ORLAND – The proposed tax-cap referendum is a “meat-ax” approach to tax reform that would devastate the town.
That was the message from town officials this week at an informational meeting on the Palesky initiative.
If it passes, the tax-cap referendum would cap property taxes at 1 percent of their assessed value and roll back property values to their 1996 levels. In Orland, that would reduce the town’s property tax revenues by approximately 44 percent, according to Selectman Wayne Ames.
“This meat-ax approach can totally devastate a town’s budget,” Ames told the handful of residents who attended Tuesday night’s meeting.
All areas of the municipal and school budgets would be cut if the Palesky bill is enacted as proposed. The town would have to cut funding to all special interest groups ranging from the Red Cross to the Bucksport Regional Health Center, and all town parks and recreation programs, such as the historical society, library, Friends of Fort Knox and the Orland Field Day.
The Fire Department budget would have to be cut to just $9,000.
“Basically, that’s heat, lights and gasoline,” Ames said.
It’s also possible that fire victims could be assessed suppression costs, he said.
Road improvements, building maintenance and capital improvement funding would all be cut from the municipal budget.
The town would still have to pay county tax and debt service and would continue to pay on existing contracts, Ames said. The town now contracts snow plowing, dispatching and solid waste disposal, he said.
“We can fund those contracts until they run out,” he said. “We don’t know what will take place after that.”
Despite those projected cuts, Ames said the worst effect of the tax cap is that it takes away local control of the town’s spending and gives it to someone else.
“This bill is saying that you don’t have the skill and knowledge to govern yourselves, so someone else is going to do it for you,” he said.
A 44 percent cut in revenues would remove $714,593 from the school budget based on this year’s budget, according to Superintendent Allan Snell.
Because the town has no high school and tuitions students to area high schools, the total reduction would have to come from the kindergarten through eighth-grade budget, Snell said.
That would likely force the school to cut six classroom teachers and reduce or eliminate guidance personnel. It would also threaten art, music, speech and physical education posts, as well as a technology consultant, a special education teacher, a librarian, six ed-techs and a part-time custodian.
It also would eliminate all extracurricular activities.
The central office staff would cut one part-time secretary and reduce the superintendent’s time to three days per week from four.
The school district might consider negotiating an exclusive contract with one high school in an effort to reduce tuition fees and may have to consider eliminating student transportation.
“The school committee would have to make the final decisions, but these are the kinds of reductions that would have to be considered,” Snell said. “We would be on a skeleton crew and class sizes would zoom up.”
Despite the predicted impacts, there was some sympathy for the tax cap expressed at the meeting.
Resident Dick Berry argued that the property tax is the most unfair of taxes since it is not based on ability to pay or on services received.
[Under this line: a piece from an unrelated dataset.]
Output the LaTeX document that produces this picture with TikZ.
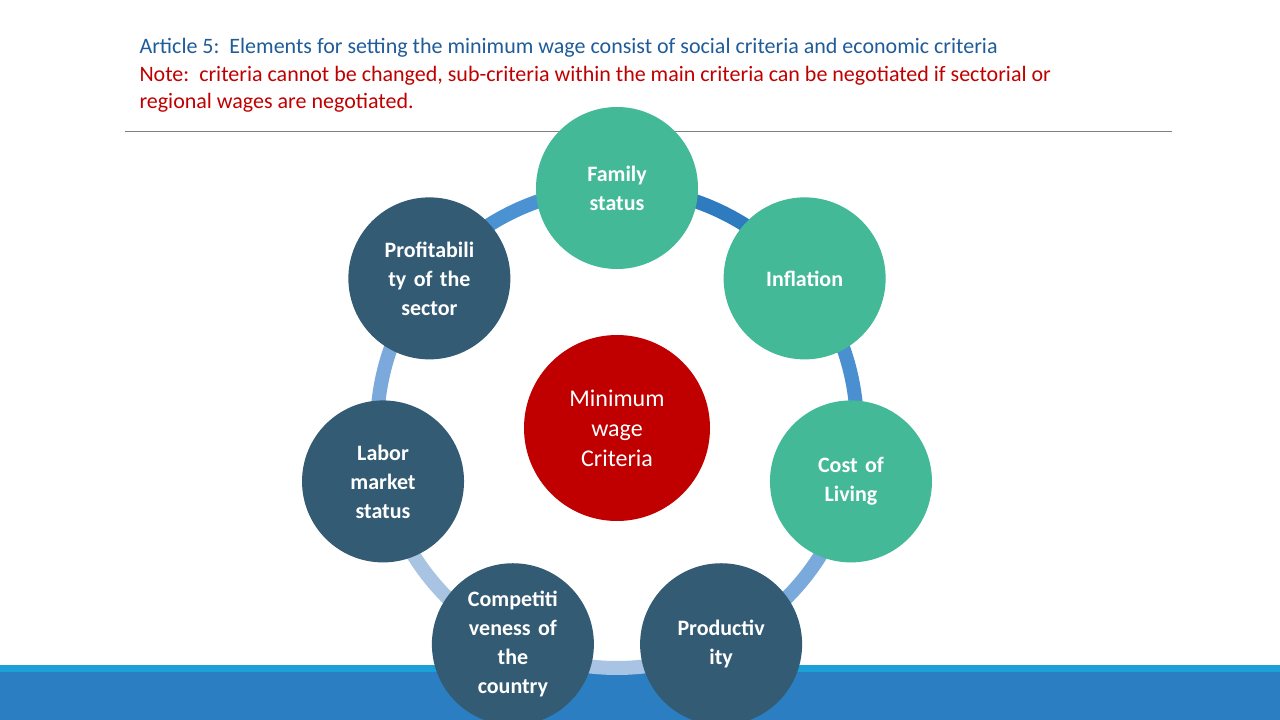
\documentclass[tikz,border=0pt]{standalone}
\usepackage{fontspec}
\setmainfont{Carlito}
\usetikzlibrary{calc}
\definecolor{titleblue}{HTML}{1F5C99}
\definecolor{notered}{HTML}{C00000}
\definecolor{socgreen}{HTML}{43B997}
\definecolor{ecoslate}{HTML}{335B74}
\definecolor{barblue}{HTML}{2B7EC1}
\definecolor{barlight}{HTML}{1CA0D8}
\begin{document}
\begin{tikzpicture}[x=1pt, y=-1pt,
    crit/.style = {circle, minimum size=162pt, inner sep=0pt, align=center,
                   text width=120pt, text=white, font=\fontsize{22}{29}\selectfont\bfseries},
    ringseg/.style = {line width=14pt}]
    \useasboundingbox (0,0) rectangle (1280,720);
    \fill[white] (0,0) rectangle (1280,720);

    % heading
    \node[anchor=west, text=titleblue, font=\fontsize{22}{26}\selectfont] (head) at (136,48)
        {Article 5:\ \ Elements for setting the minimum wage consist of social criteria and economic criteria};
    \node[anchor=north west, text=notered, align=left, font=\fontsize{22}{27}\selectfont] (note) at (136,63)
        {Note:\ \ criteria cannot be changed, sub-criteria within the main criteria can be negotiated if sectorial or\\regional wages are negotiated.};
    \draw[gray, line width=0.8pt] (125,131) -- (1172,131);

    % footer bar
    \fill[barblue] (0,665) rectangle (1280,720);
    \fill[barlight] (0,665) rectangle (1280,672);

    % ring
    \coordinate (mid) at (617,428);
    \foreach \a/\c in {90/2E7BBF, 38.57/4A90D0, -12.86/7AA9DC, -64.29/A8C3E4,
                       -115.71/A9C3E3, -167.14/7CA9DC, -218.57/4B92D2} {
        \definecolor{segcol}{HTML}{\c}
        \draw[ringseg, segcol] ($(mid)+(\a:240 and -240)$) arc[start angle=-\a, delta angle=51.43, radius=240];
    }

    \node[crit, fill=notered, minimum size=186pt, font=\fontsize{24}{30}\selectfont] (center) at (mid) {Minimum\\wage\\Criteria};
    \node[crit, fill=socgreen] (family) at ($(mid)+(90:240 and -240)$) {Family\\status};
    \node[crit, fill=socgreen] (inflation) at ($(mid)+(38.57:240 and -240)$) {Inflation};
    \node[crit, fill=socgreen] (living) at ($(mid)+(-12.86:240 and -240)$) {Cost of\\Living};
    \node[crit, fill=ecoslate] (product) at ($(mid)+(-64.29:240 and -240)$) {Productiv\\ity};
    \node[crit, fill=ecoslate] (compete) at ($(mid)+(-115.71:240 and -240)$) {Competiti\\veness of\\the\\country};
    \node[crit, fill=ecoslate] (labor) at ($(mid)+(-167.14:240 and -240)$) {Labor\\market\\status};
    \node[crit, fill=ecoslate] (profit) at ($(mid)+(141.43:240 and -240)$) {Profitabili\\ty of the\\sector};
\end{tikzpicture}
\end{document}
While he agreed that the Palesky proposal might be a “shock treatment,” approval might be a way to send a message to Augusta that the Legislature needs to take some substantial action on tax reform.
“If we don’t approve this, what incentive will they have?” he asked.
Ames acknowledged that taxpayers are frustrated, but said the Palesky bill was the wrong way to resolve the property tax issue. Kent Price, the Democratic candidate for the House seat in District 41, pointed out that legislators had addressed the issue during the last session but had not been able to agree on a solution.
Price said voting for Palesky may send a message that legislators already have received, and that it may be firing a shot in the wrong direction.
“You’re firing at Augusta, but you’re going to hit Orland,” he said. “The pain is going to be felt here, not Augusta.”